Historical Moment and Artistic Development

“St. Philippe” belongs to de la Tour’s early period, before the celebrated candlelit nocturnes of the 1630s and 1640s. Yet the fundamentals of his mature language are already present: reduction to essentials, a single governing light, large planar modeling, and a humane gravity that resists sensationalism. The painting provides a bridge between northern realism and the Caravaggesque insistence on directional light, fusing them into a style at once frank and contemplative. It stands as an important statement in the formation of a painter who would later refine these principles with even greater austerity.
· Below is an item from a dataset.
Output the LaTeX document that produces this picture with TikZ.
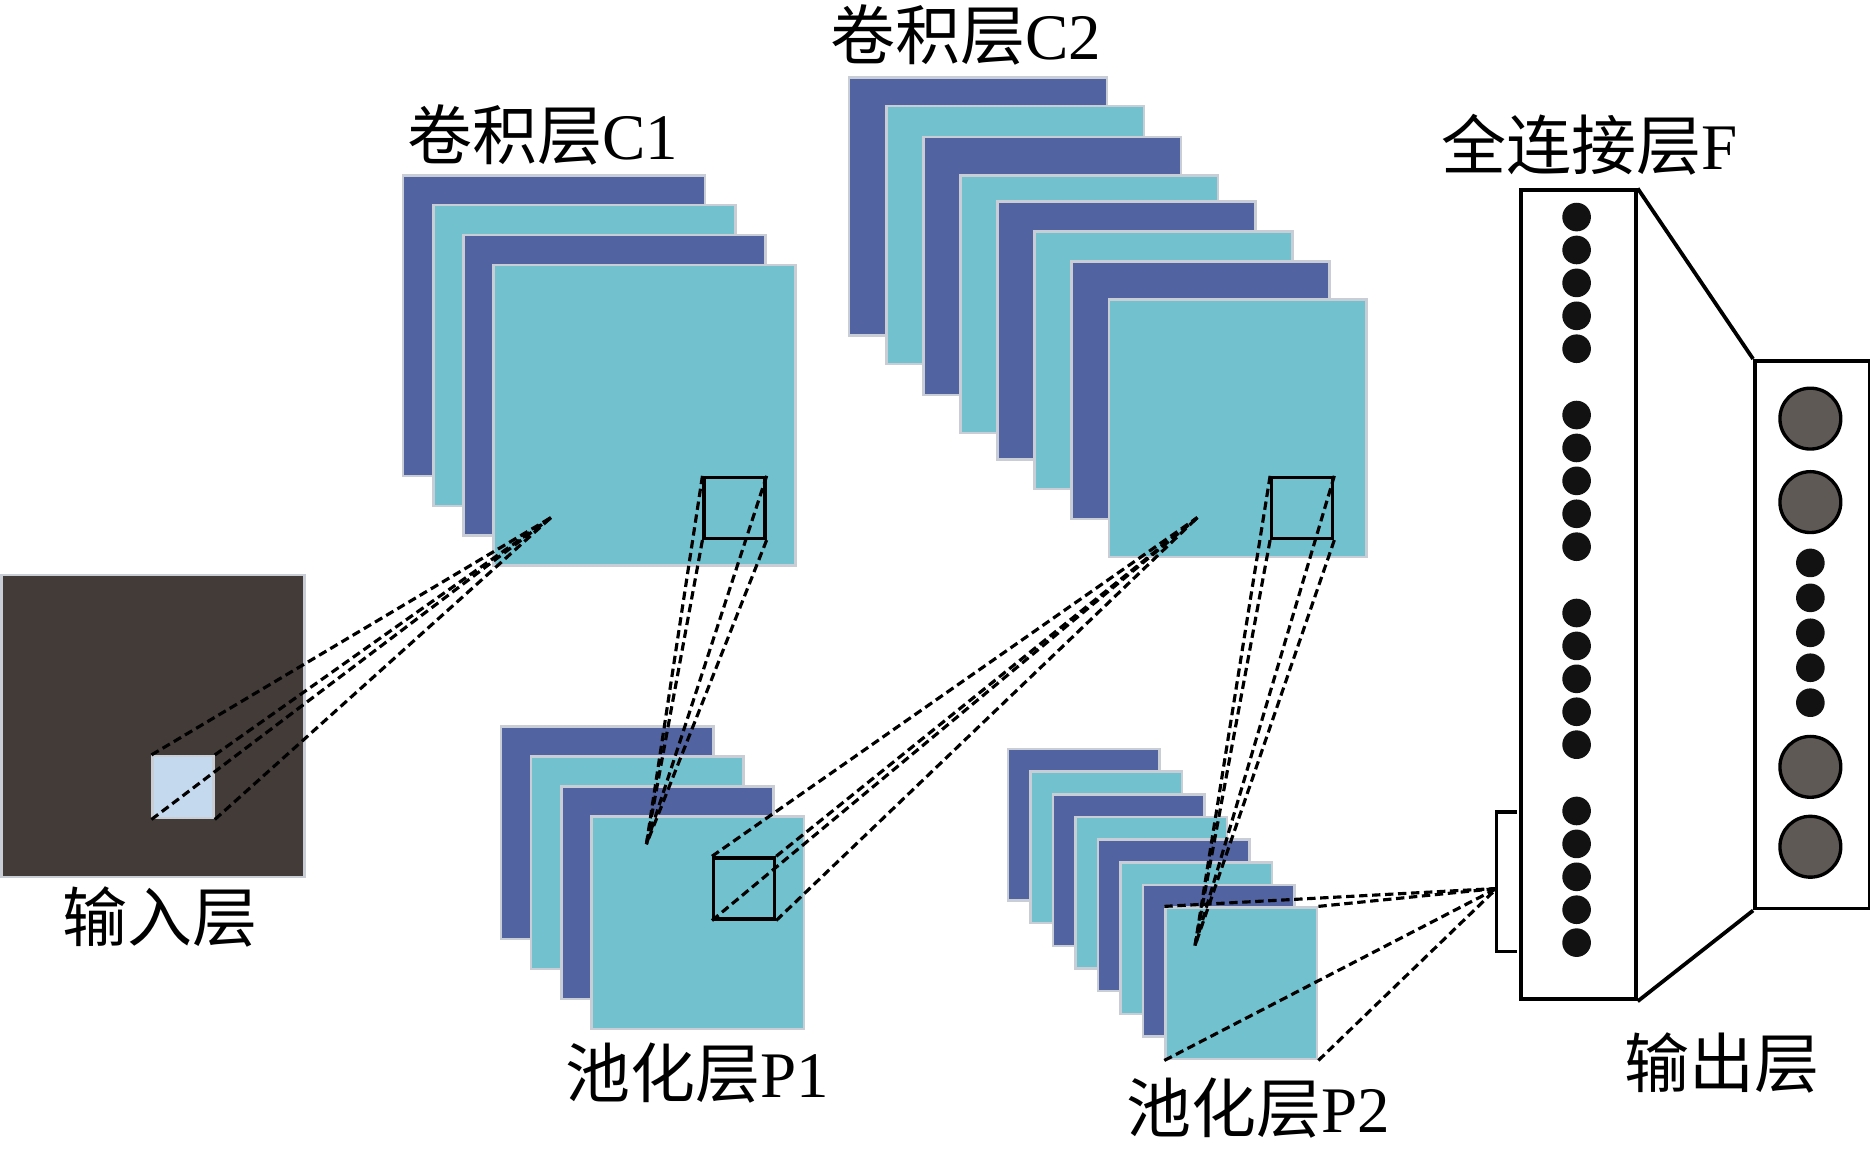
\documentclass[tikz,border=0pt]{standalone}
\usepackage{fontspec}
\setmainfont{Liberation Serif}
\newfontfamily\cjk{Noto Sans CJK SC}
\definecolor{mapblue}{HTML}{5163A0}
\definecolor{mapcyan}{HTML}{72C1CE}
\definecolor{mapedge}{HTML}{C9CDD5}
\definecolor{inputbg}{HTML}{433B38}
\definecolor{patchbg}{HTML}{C4D8EE}
\definecolor{outgray}{HTML}{5E5955}

\begin{document}
\begin{tikzpicture}[x=0.01cm, y=-0.01cm,
  fmap/.style={draw=mapedge, line width=0.6pt, inner sep=0pt, anchor=north west},
  kern/.style={draw, line width=0.8pt, inner sep=0pt, minimum size=0.51cm, anchor=north west},
  link/.style={dash pattern=on 2pt off 1.1pt, line width=0.75pt},
  layer/.style={draw, line width=0.9pt, inner sep=0pt, minimum width=0.96cm, anchor=north west},
  lbl/.style={font=\fontsize{15.5}{18}\selectfont},
  fdot/.style={circle, fill=black!93, inner sep=0pt, minimum size=0.24cm},
  odot/.style={circle, draw, fill=outgray, line width=0.8pt, inner sep=0pt, minimum size=0.51cm}]
\useasboundingbox (0,0) rectangle (1568,963);

% input
\node[fmap, fill=inputbg, minimum width=2.54cm, minimum height=2.53cm] (inp) at (0,481) {};
\node[fmap, fill=patchbg, minimum width=0.51cm, minimum height=0.52cm] (patch) at (127,633) {};
\node[lbl] (inlbl) at (134,769) {\cjk 输入层};

% conv C1
\foreach \i/\c in {0/mapblue,1/mapcyan,2/mapblue,3/mapcyan}
  \node[fmap, fill=\c, minimum width=2.53cm, minimum height=2.52cm] (c1\i) at (337+25.3*\i,146+25*\i) {};
\node[lbl] (c1lbl) at (455,113) {{\cjk 卷积层}C1};

% conv C2
\foreach \i/\t/\c in {0/64/mapblue,1/88/mapcyan,2/114/mapblue,3/146/mapcyan,4/168/mapblue,5/193/mapcyan,6/218/mapblue,7/250/mapcyan}
  \node[fmap, fill=\c, minimum size=2.16cm] (c2\i) at (711+31.1*\i,\t) {};
\node[lbl] (c2lbl) at (810,29) {{\cjk 卷积层}C2};

% pool P1
\foreach \i/\c in {0/mapblue,1/mapcyan,2/mapblue,3/mapcyan}
  \node[fmap, fill=\c, minimum size=1.78cm] (p1\i) at (419+25.3*\i,608+25.2*\i) {};
\node[lbl] (p1lbl) at (585,900) {{\cjk 池化层}P1};

% pool P2
\foreach \i/\c in {0/mapblue,1/mapcyan,2/mapblue,3/mapcyan,4/mapblue,5/mapcyan,6/mapblue,7/mapcyan}
  \node[fmap, fill=\c, minimum size=1.27cm] (p2\i) at (844+18.9*\i,627+19*\i) {};
\node[lbl] (p2lbl) at (1055,929) {{\cjk 池化层}P2};

% kernels
\node[kern] (k1) at (589,399) {};
\node[kern] (k2) at (597,718) {};
\node[kern] (k3) at (1065,399) {};

\coordinate (a1) at (462,434);
\coordinate (a2) at (542,708);
\coordinate (a3) at (1004,434);
\coordinate (a4) at (1002,793);
\coordinate (bm) at (1255,745);

% receptive fields
\foreach \p in {north west,north east,south west,south east} {
  \draw[link] (patch.\p) -- (a1);
  \draw[link] (k1.\p) -- (a2);
  \draw[link] (k2.\p) -- (a3);
  \draw[link] (k3.\p) -- (a4);
  \draw[link] (p27.\p) -- (bm);
}

% fully connected + output
\node[layer, minimum height=6.78cm] (fc) at (1274,158) {};
\node[layer, minimum height=4.59cm] (out) at (1470,301) {};
\draw[line width=0.9pt] (fc.north east) -- (out.north west);
\draw[line width=0.9pt] (fc.south east) -- (out.south west);
\node[lbl] (flbl) at (1333,121) {{\cjk 全连接层}F};
\node[lbl] (outlbl) at (1444,891) {\cjk 输出层};

\foreach \g in {0,...,3}
  \foreach \j in {0,...,4}
    \node[fdot] (f\g\j) at (1322,182+166*\g+27.6*\j) {};

\foreach \y [count=\n] in {351,421,643,710}
  \node[odot] (o\n) at (1518,\y) {};
\foreach \j in {0,...,4}
  \node[fdot] (s\j) at (1518,472+29.3*\j) {};

% bracket
\coordinate (b1) at (1272,681);
\coordinate (b2) at (1272,798);
\draw[line width=0.8pt] (b1) -- (1255,681) -- (1255,798) -- (b2);
\end{tikzpicture}
\end{document}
Endurance and the Measure of Time

The saint’s bowed head, grizzled beard, and weathered hands speak of years. The staff’s worn edges and the mantle’s softened folds amplify that sense of duration. The painting therefore reads not as the snapshot of a single sacred moment but as a distillation of repeated acts over time—prayer folded into work, travel punctuated by rest, witness seasoned by failure and forgiveness. De la Tour acquaints sanctity with habit, revealing how vocation accrues density by being lived through days and decades.

Conclusion

“St. Philippe” demonstrates how a few elements—bowed head, clasped hands, cross-staff, red tunic, dark mantle, controlled light—can yield a portrait of profound interiority. Georges de la Tour refuses spectacle and discovers instead the eloquence of sufficiency. The saint’s humility does not erase identity; it clarifies it. The staff supports both body and meaning; the hands enact both prayer and readiness; the light grants visibility while protecting dignity. In this pared chamber, the apostle’s presence expands to monumental scale without raising its voice. The painting remains a touchstone for how art can honor vocation by showing the quiet labor at its heart.